Hamilton’s Bungalow– A Scottish Connection with the Indian Sunderbans

Hamilton’s Bungalow at Gosaba Island is another well-liked tourist spot in Gosaba because of its historical evidence of being a memoir of Sir Daniel Mackinnon Hamilton. This Bungalow is located near the Gosaba Ferry Ghat and it was Sir Daniel’s own house, where he spent a pretty long time. Similar to the Beacon’s Bungalow, Hamilton’s Bungalow is also another architectural wonder constructed by Sir Hamilton at Gosaba. This bungalow is also constructed on stilts. Many people think that this distinctive aspect of construction is what keeps these kinds of buildings safe. The Sunderbans is known for being cyclone-prone, and Gosaba has been battered by violent storms numerous times. While many ostensibly sturdier houses were destroyed, these delicate timber structures somehow managed to withstand the winds.

How to Reach to Gosaba, Sunderbans from Kolkata

[1] Via Roadways: From Kolkata, there are two bus routes to get to the Sunderbans.

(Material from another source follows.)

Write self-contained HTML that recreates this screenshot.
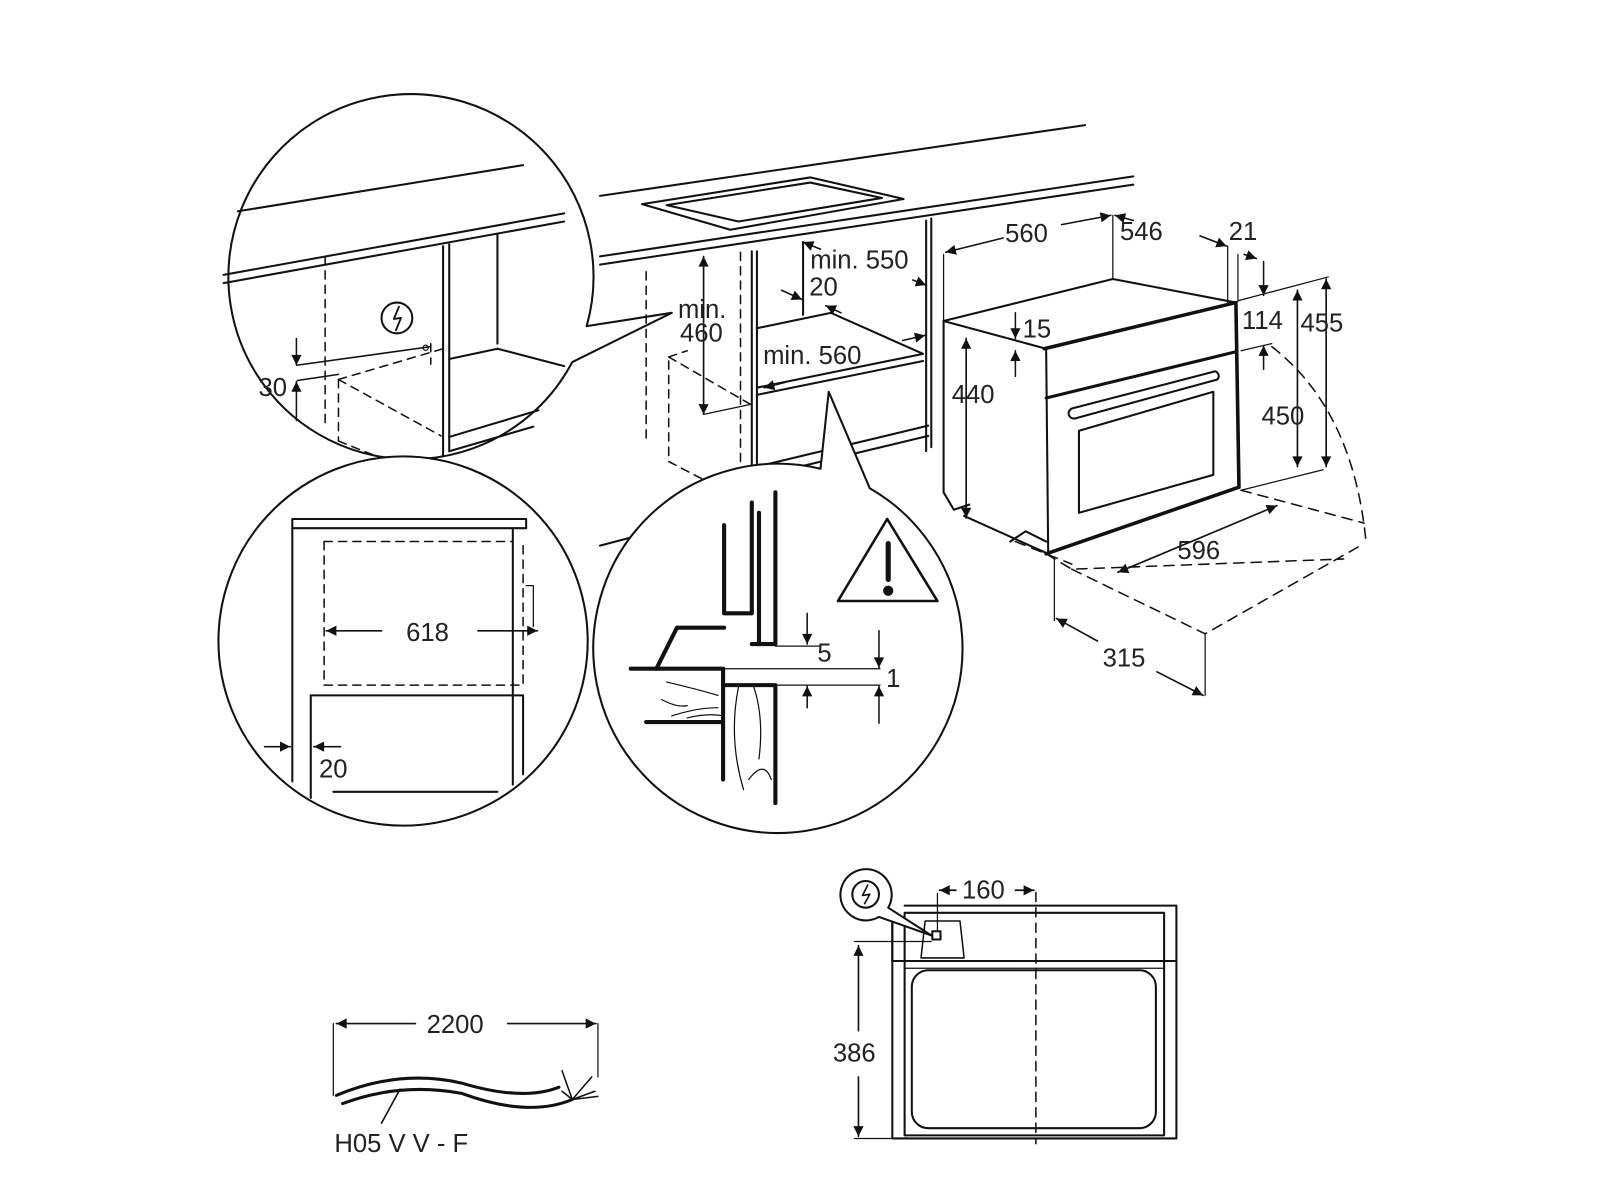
<!DOCTYPE html>
<html><head><meta charset="utf-8"><style>
html,body{margin:0;padding:0;background:#fff;width:1600px;height:1200px;overflow:hidden}
svg text{font-family:"Liberation Sans",sans-serif;fill:#222}
</style></head><body>
<svg width="1600" height="1200" viewBox="0 0 1560 1170" xmlns="http://www.w3.org/2000/svg">
<defs>
<marker id="a" viewBox="0 0 10 10" refX="10" refY="5" markerWidth="14" markerHeight="10" markerUnits="userSpaceOnUse" orient="auto-start-reverse"><path d="M0,0 L10,5 L0,10 z" fill="#111"/></marker>
</defs>
<g fill="none" stroke="#111" stroke-width="2" stroke-linecap="round" stroke-linejoin="round">

<!-- ===== Top-left circle ===== -->
<path d="M572,318 A178,178 0 1 0 558,353 L655,305 Z" fill="#fff"/>
<line x1="232" y1="206" x2="510" y2="161" />
<line x1="218" y1="268" x2="550" y2="208" />
<line x1="218" y1="276" x2="550" y2="216" />
<line x1="432" y1="240" x2="432" y2="445"/>
<line x1="438" y1="238" x2="438" y2="440"/>
<line x1="485" y1="228" x2="485" y2="335"/>
<line x1="438" y1="350" x2="485" y2="340"/>
<line x1="485" y1="340" x2="550" y2="357"/>
<line x1="438" y1="426" x2="525" y2="400"/>
<line x1="438" y1="440" x2="520" y2="416"/>
<g stroke-dasharray="8,6" stroke-width="1.5">
<line x1="317" y1="250" x2="317" y2="415"/>
<line x1="330" y1="370" x2="330" y2="430"/>
<line x1="330" y1="370" x2="432" y2="340"/>
<line x1="330" y1="370" x2="430" y2="425"/>
<line x1="330" y1="430" x2="380" y2="450"/>
<line x1="420" y1="335" x2="420" y2="355"/>
</g>
<line x1="290" y1="356" x2="420" y2="338" stroke-width="1.5"/>
<line x1="290" y1="371" x2="330" y2="365" stroke-width="1.5"/>
<line x1="289" y1="330" x2="289" y2="356" marker-end="url(#a)" stroke-width="1.5"/>
<line x1="289" y1="410" x2="289" y2="372" marker-end="url(#a)" stroke-width="1.5"/>
<circle cx="415" cy="339" r="2.5" stroke-width="1.2"/>
<circle cx="387" cy="310" r="15" stroke-width="2"/>
<path d="M389,299 L384,311 L391,310 L386,322" stroke-width="1.8"/>

<!-- ===== Main kitchen ===== -->
<line x1="585" y1="191" x2="1058" y2="122"/>
<line x1="585" y1="250" x2="1105" y2="172"/>
<line x1="585" y1="258" x2="1105" y2="180"/>
<path d="M626,199 L790,173 L881,194 L712,224 Z"/>
<path d="M650,200 L790,178 L860,193 L720,216 Z"/>
<line x1="733" y1="245" x2="733" y2="470"/>
<line x1="738" y1="245" x2="738" y2="470"/>
<line x1="783" y1="236" x2="783" y2="307"/>
<line x1="903" y1="215" x2="903" y2="440"/>
<line x1="908" y1="213" x2="908" y2="436"/>
<path d="M738,320 L810,305 L900,345 L738,378"/>
<line x1="738" y1="385" x2="900" y2="352"/>
<line x1="738" y1="465" x2="905" y2="425"/>
<line x1="738" y1="455" x2="905" y2="415"/>
<line x1="585" y1="532" x2="650" y2="515"/>
<g stroke-dasharray="8,6" stroke-width="1.5">
<line x1="630" y1="265" x2="630" y2="430"/>
<line x1="722" y1="246" x2="722" y2="460"/>
<line x1="652" y1="348" x2="733" y2="395"/>
<line x1="652" y1="348" x2="670" y2="342"/>
<line x1="652" y1="352" x2="652" y2="450"/>
<line x1="652" y1="450" x2="700" y2="475"/>
</g>
<line x1="686" y1="250" x2="686" y2="404" marker-start="url(#a)" marker-end="url(#a)" stroke-width="1.6"/>
<line x1="686" y1="404" x2="733" y2="394" stroke-width="1.2"/>
<line x1="800" y1="243" x2="783" y2="236" marker-end="url(#a)" stroke-width="1.5"/>
<line x1="890" y1="273" x2="903" y2="278" marker-end="url(#a)" stroke-width="1.5"/>
<line x1="762" y1="283" x2="782" y2="292" marker-end="url(#a)" stroke-width="1.5"/>
<line x1="820" y1="305" x2="805" y2="298" marker-end="url(#a)" stroke-width="1.5"/>
<line x1="880" y1="332" x2="902" y2="327" marker-end="url(#a)" stroke-width="1.5"/>
<line x1="765" y1="373" x2="745" y2="378" marker-end="url(#a)" stroke-width="1.5"/>

<!-- ===== Oven iso ===== -->
<path d="M920,313 L1085,272 L1205,295" />
<path d="M920,313 L920,480 L930,497 L945,492"/>
<path d="M920,313 L1020,340 L1022,540 L940,503"/>
<path d="M1018,340 L1205,295 L1208,475 L1020,540" stroke-width="3.5"/>
<line x1="1020" y1="388" x2="1205" y2="343" stroke-width="3"/>
<path d="M1046,398 L1185,362 A5,5 0 0 1 1187,370 L1048,408 A5,5 0 0 1 1046,398" stroke-width="2"/>
<path d="M1052,420 L1183,382 L1183,463 L1052,500 Z" stroke-width="2"/>
<path d="M985,528 L1000,518 L1020,528" stroke-width="2"/>
<line x1="920" y1="248" x2="920" y2="312" stroke-width="1.2"/>
<line x1="1085" y1="210" x2="1085" y2="272" stroke-width="1.2"/>
<line x1="1197" y1="240" x2="1197" y2="296" stroke-width="1.2"/>
<line x1="1207" y1="248" x2="1207" y2="294" stroke-width="1.2"/>
<line x1="978" y1="232" x2="922" y2="246" marker-end="url(#a)" stroke-width="1.5"/>
<line x1="1035" y1="219" x2="1083" y2="210" marker-end="url(#a)" stroke-width="1.5"/>
<line x1="1105" y1="215" x2="1087" y2="210" marker-end="url(#a)" stroke-width="1.5"/>
<line x1="1170" y1="230" x2="1196" y2="240" marker-end="url(#a)" stroke-width="1.5"/>
<line x1="1213" y1="248" x2="1225" y2="252" marker-end="url(#a)" stroke-width="1.5"/>
<line x1="1232" y1="255" x2="1232" y2="288" marker-end="url(#a)" stroke-width="1.5"/>
<line x1="1232" y1="360" x2="1232" y2="337" marker-end="url(#a)" stroke-width="1.5"/>
<line x1="1208" y1="293" x2="1295" y2="270" stroke-width="1.2"/>
<line x1="1210" y1="342" x2="1240" y2="335" stroke-width="1.2"/>
<line x1="1210" y1="478" x2="1290" y2="458" stroke-width="1.2"/>
<line x1="1265" y1="283" x2="1265" y2="455" marker-start="url(#a)" marker-end="url(#a)" stroke-width="1.6"/>
<line x1="1293" y1="272" x2="1293" y2="455" marker-start="url(#a)" marker-end="url(#a)" stroke-width="1.6"/>
<line x1="990" y1="305" x2="990" y2="330" marker-end="url(#a)" stroke-width="1.5"/>
<line x1="990" y1="367" x2="990" y2="342" marker-end="url(#a)" stroke-width="1.5"/>
<line x1="1000" y1="335" x2="1020" y2="340" stroke-width="1.2"/>
<line x1="942" y1="330" x2="942" y2="505" marker-start="url(#a)" marker-end="url(#a)" stroke-width="1.6"/>
<g stroke-dasharray="10,7" stroke-width="1.5">
<path d="M1240,338 Q1320,400 1332,530"/>
<path d="M1020,540 L1045,555 L1310,545"/>
<path d="M1210,478 L1330,510"/>
<path d="M1045,555 L1175,618 L1330,530"/>
<path d="M990,528 L1045,550"/>
</g>
<line x1="1090" y1="558" x2="1245" y2="493" marker-start="url(#a)" marker-end="url(#a)" stroke-width="1.6"/>
<line x1="1028" y1="545" x2="1028" y2="605" stroke-width="1.2"/>
<line x1="1175" y1="618" x2="1175" y2="678" stroke-width="1.2"/>
<line x1="1030" y1="603" x2="1070" y2="625" marker-start="url(#a)" stroke-width="1.6"/>
<line x1="1128" y1="655" x2="1173" y2="678" marker-end="url(#a)" stroke-width="1.6"/>

<!-- ===== Bottom-left circle ===== -->
<circle cx="393" cy="625" r="180" fill="#fff"/>
<rect x="285" y="506" width="228" height="9"/>
<line x1="285" y1="515" x2="285" y2="762"/>
<line x1="500" y1="515" x2="500" y2="765"/>
<line x1="303" y1="678" x2="303" y2="778"/>
<line x1="303" y1="678" x2="510" y2="678"/>
<line x1="510" y1="678" x2="510" y2="755"/>
<line x1="325" y1="772" x2="485" y2="772"/>
<g stroke-dasharray="8,6" stroke-width="1.5">
<path d="M316,528 L500,528"/><path d="M316,528 L316,668 L510,668 L510,528"/>
</g>
<path d="M513,571 L520,571 L520,611" stroke-width="1.2"/>
<line x1="372" y1="615" x2="318" y2="615" marker-end="url(#a)" stroke-width="1.6"/>
<line x1="466" y1="615" x2="524" y2="615" marker-end="url(#a)" stroke-width="1.6"/>
<line x1="258" y1="728" x2="283" y2="728" marker-end="url(#a)" stroke-width="1.6"/>
<line x1="332" y1="728" x2="306" y2="728" marker-end="url(#a)" stroke-width="1.6"/>

<!-- ===== Bottom-middle circle ===== -->
<path d="M800,457 A180,180 0 1 0 848,476 L808,382 Z" fill="#fff"/>
<path d="M706,512 L706,598 L733,598 L733,490" stroke-width="4"/>
<path d="M733,628 L756,628 L756,480" stroke-width="4"/>
<path d="M740,628 L740,500" stroke-width="4"/>
<path d="M615,652 L705,652 L705,760" stroke-width="4"/>
<path d="M640,652 L660,612 L706,612" stroke-width="4"/>
<path d="M630,704 L705,704" stroke-width="4"/>
<path d="M705,668 L756,668 L756,783" stroke-width="4"/>
<path d="M650,665 Q680,672 700,678 M645,682 Q660,690 670,688 M655,698 Q680,690 700,690 M670,700 Q690,695 705,698 M720,670 Q710,720 725,770 M740,740 Q745,700 735,670 M730,760 Q745,740 752,760" stroke-width="1.2"/>
<path d="M865,506 L914,586 L817,586 Z" stroke-width="2.5"/>
<line x1="866" y1="530" x2="866" y2="565" stroke-width="5"/>
<circle cx="866" cy="576" r="4" fill="#111"/>
<line x1="756" y1="630" x2="800" y2="630" stroke-width="1.2"/>
<line x1="787" y1="598" x2="787" y2="628" marker-end="url(#a)" stroke-width="1.5"/>
<line x1="705" y1="652" x2="858" y2="652" stroke-width="1.2"/>
<line x1="756" y1="668" x2="858" y2="668" stroke-width="1.2"/>
<line x1="787" y1="690" x2="787" y2="669" marker-end="url(#a)" stroke-width="1.5"/>
<line x1="857" y1="615" x2="857" y2="651" marker-end="url(#a)" stroke-width="1.5"/>
<line x1="857" y1="705" x2="857" y2="669" marker-end="url(#a)" stroke-width="1.5"/>

<!-- ===== Bottom front view ===== -->
<path d="M882,883 L1147,883 L1147,1110 L882,1110"/>
<path d="M870,890 L870,1110 L885,1110"/>
<path d="M870,890 L870,937 L882,937"/>
<rect x="882" y="890" width="253" height="217" stroke-width="2"/>
<line x1="882" y1="937" x2="1135" y2="937"/>
<line x1="1135" y1="937" x2="1147" y2="937"/>
<line x1="882" y1="944" x2="1135" y2="944" stroke-width="1.2"/>
<rect x="889" y="946" width="238" height="154" rx="16"/>
<path d="M898,934 L902,898 L936,898 L940,934 Z" stroke-width="1.5"/>
<rect x="909" y="908" width="8" height="8" stroke-width="2"/>
<line x1="1010" y1="870" x2="1010" y2="1115" stroke-dasharray="9,6" stroke-width="1.5"/>
<line x1="914" y1="871" x2="914" y2="908" stroke-width="1.2"/>
<line x1="932" y1="868" x2="916" y2="868" marker-end="url(#a)" stroke-width="1.6"/>
<line x1="990" y1="868" x2="1008" y2="868" marker-end="url(#a)" stroke-width="1.6"/>
<line x1="833" y1="918" x2="908" y2="918" stroke-width="1.2"/>
<line x1="833" y1="1110" x2="870" y2="1110" stroke-width="1.2"/>
<line x1="837" y1="1005" x2="837" y2="922" marker-end="url(#a)" stroke-width="1.6"/>
<line x1="837" y1="1050" x2="837" y2="1108" marker-end="url(#a)" stroke-width="1.6"/>
<path d="M866,885 A25,25 0 1 0 857,894 L908,912 Z" fill="#fff" stroke-width="2"/>
<circle cx="844" cy="872" r="13" stroke-width="2"/>
<path d="M846,863 L841,873 L848,872 L843,881" stroke-width="1.6"/>

<!-- ===== Cable ===== -->
<line x1="325" y1="998" x2="325" y2="1068" stroke-width="1.2"/>
<line x1="583" y1="998" x2="583" y2="1050" stroke-width="1.2"/>
<line x1="405" y1="998" x2="328" y2="998" marker-end="url(#a)" stroke-width="1.6"/>
<line x1="495" y1="998" x2="581" y2="998" marker-end="url(#a)" stroke-width="1.6"/>
<path d="M328,1068 Q390,1042 450,1056 Q510,1074 545,1060" stroke-width="3"/>
<path d="M334,1076 Q390,1055 450,1066 Q515,1090 558,1072" stroke-width="3"/>
<path d="M548,1064 L558,1072 M558,1072 L548,1044 M558,1072 L577,1050 M558,1072 L580,1064 M558,1072 L583,1069" stroke-width="1.5"/>
<line x1="372" y1="1095" x2="390" y2="1062" stroke-width="1.6"/>
</g>

<g font-size="25">
<text x="252" y="386">30</text>
<text x="661" y="310">min.</text>
<text x="663" y="333">460</text>
<text x="790" y="262">min. 550</text>
<text x="789" y="288">20</text>
<text x="744" y="355">min. 560</text>
<text x="980" y="236">560</text>
<text x="1092" y="234">546</text>
<text x="1198" y="234">21</text>
<text x="997" y="329">15</text>
<text x="1211" y="321">114</text>
<text x="1268" y="323">455</text>
<text x="928" y="393">440</text>
<text x="1230" y="414">450</text>
<text x="1148" y="545">596</text>
<text x="1075" y="650">315</text>
<text x="396" y="625">618</text>
<text x="311" y="758">20</text>
<text x="797" y="645">5</text>
<text x="864" y="670">1</text>
<text x="938" y="876">160</text>
<text x="812" y="1035">386</text>
<text x="416" y="1007">2200</text>
<text x="326" y="1123">H05 V V - F</text>
</g>
</svg>
</body></html>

Route 1: Kolkata-Basanti Highway, and Route 2: Kolkata-Baruipur-Canning Highway. The Basanti Road connects to the Eastern Metropolitan Bypass near Science City, Kolkata. The distance from Kolkata to Gadkhali is approx. 100 Kms, and it takes more or less three hours to get there. The second option is to go down the Kolkata-Baruipur-Canning Highway. The distance is more or less the same; however, the second option takes more time. Here to be noted that Gadkhali is the entry point of the Sunderbans National Park and Gosaba main market is located just opposite to the Gadkhali Ferry Ghat.

[2] Via Railways: One must board the Sealdah-Canning Local train at Sealdah South station to travel to the Indian Sunderbans by train. Trains arrive at Sealdah every hour. However, the 07:40 AM Sealdah-Canning Train is the most suitable train. After arrival at Canning, you may share vehicle or if you can afford, you can reserve a Magic-van to get to the Gadkhali Ferry Ghat.

[3] Via Waterway: There are two main entry points to reach the Indian Sunderbans from Kolkata via waterways and these are: (1) Gadkhali, and (2) Jharkhali.

Best Time to Visit Sunderbans

Sunderbans is best visited between September and March for tiger and bird photography.